Parliamentary Select Committees could work better with parts of the media to structure and promote discussion and debate about the kinds of long-term challenge which society faces.
The establishment of Parliamentary Select Committees in the English regions, reflecting voting for the party in the region rather than the national vote split, would hold local public services to greater account and debate matters of particular regional concern.
The introduction of the Alternative Vote system of electing MPs (putting candidates in order 1,2,3… rather than putting an X against one candidates) would reduce significantly the number of ‘safe seats’ whose outcome is a foregone conclusion and so reduce the justified perception that tens of millions of votes are irrelevant and wasted.
We should follow the Australian example and make voting compulsory.
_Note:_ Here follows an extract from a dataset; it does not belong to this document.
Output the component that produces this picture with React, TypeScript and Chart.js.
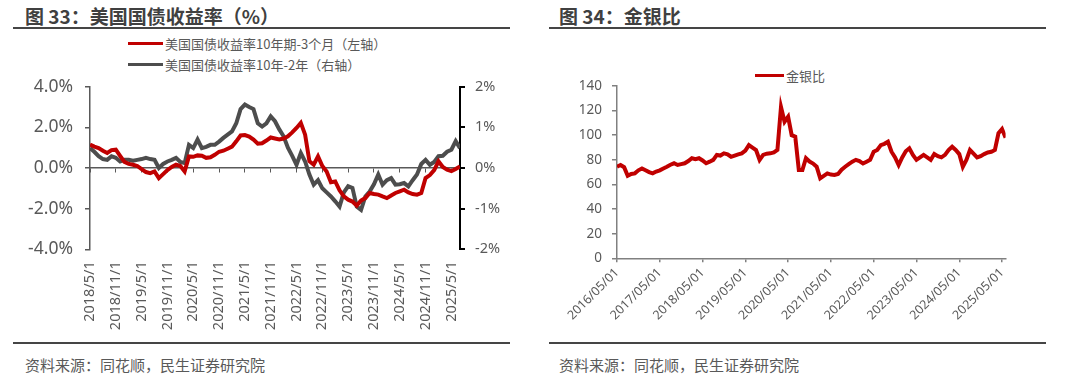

Even if that is seen as a step too far a great deal can be done to ensure that more people are on the electoral register, and so entitled to vote, better informed and more engaged. And a number of steps could be taken to increase voter participation, for example by updating electoral rolls and voting at weekends.
And of course elections have to be fairly conducted, which is why I believe that the Labour government was right to establish the Electoral Commission and why I welcome their decision to investigate carefully the funding of the Leave side of the EU referendum campaign.
These measures are not of themselves dramatic but each of them would push individual MPs to have more contact with their constituents, decrease the influence of the political party whips, encourage public engagement in political debates and promote Parliamentary debate about issues of direct concerns to the people.
But the most important change of all would be for the political parties to agree a number of policy areas where they would, publicly and openly, work together to find common, long-term solutions, rather than fighting each other for short-term political advantage. I have addressed this above, but it means positively seeking out areas where cross party work can take place to find common understandings of what needs to be done.
That is the only way in which politics will be able to face up to the long-term problems of the type I have described. Politics has to see its role as a long-term provider of solutions rather than a short-term scorer of political points, however entertaining that might be.
Politicians in both government and opposition need to show strong political courage and leadership. They need to articulate what they know – that tough problems need to be addressed and that might mean losing popularity in the short-term.
This means less of the Punch-and-Judy knockabout or the Just William-style partisan gang warfare. We should try to limit conflict to the areas where there genuinely are fundamental differences of philosophy, belief, policy and approach.
It means ceding less ground to the insular antediluvian reactionaries who oppose most change, particularly if it can in some way be associated with ‘Europe’.
This approach to constructive discussion about the way in which we tackle long-term problems has to be carried through consistently by both government and opposition.
In short politics has to accept that the ‘Too Difficult Box’ must never get too full, and that the problems that can fill it ought to be addressed and solved before they get that far.
That process is the way to begin to restore people’s confidence in politics and to bring truth back to the centre of public debate.